If you mean law in the true sense – criminal law, libel etc. – then the problem is that the police have better thing to do than spend more of their time staking out newsrooms. They can’t realistically do this – and if they tried, that really would be the very worst sort of “state regulation”. And libel only works for the rich who can afford to sue newspapers.
On the other hand, if you’re also referring to law in a softer sense – newspapers and the press regulating themselves by adhering to their own ethical codes – then I agree completely. That’s what these proposals are about. They’re an attempt to create a real system of self-regulation based on a ethical code that the press will actually follow, rather than (as for many years here) simply ignoring whenever it suits them.
Angela,
Thanks. Yes, something like associate membership or “membership light” of some kind might be right for bloggers.
I’d be quite happy to develop an internal compliance system. What I think would be much more valuable for a blogger, though, would be the chance to have any serious dispute (what we now think of as a libel claim) decided by someone independent of me, in a way that put me at no financial risk.
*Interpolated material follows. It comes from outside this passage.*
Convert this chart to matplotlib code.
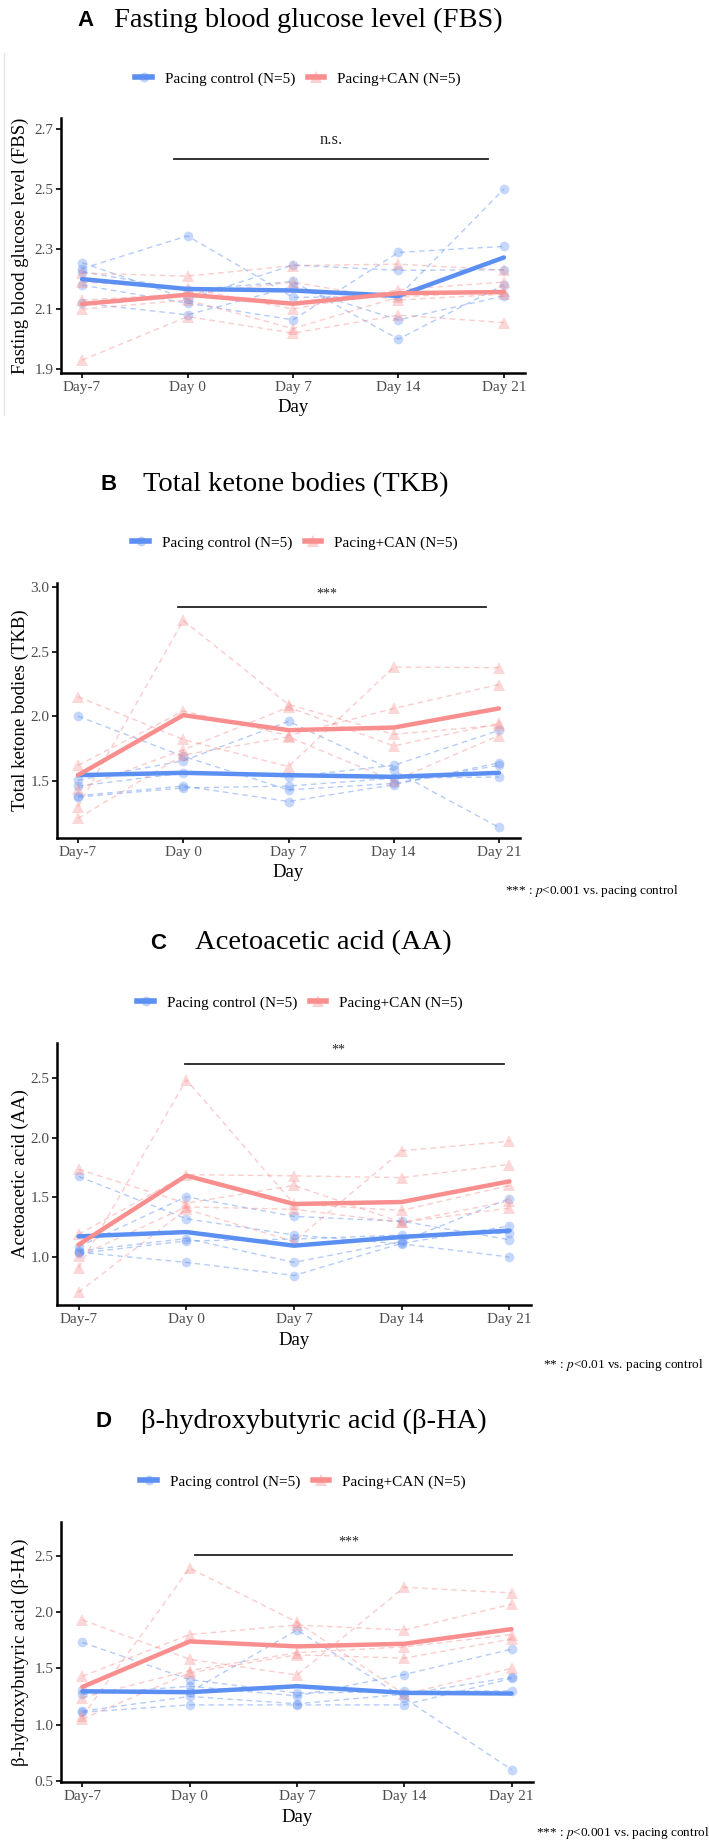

If I could control my own costs completely (by representing myself) knew I wouldn’t have to pay any costs to the other side (unless I behaved unreasonably in the arbitration, perhaps – this is a rule familiar in small claims and unfair dismissal claims) and knew the remedies against me if I lost would be things like a right of reply, a correction and an apology – and not damages – then I think my freedom of expression would be hugely enhanced compared to the current position.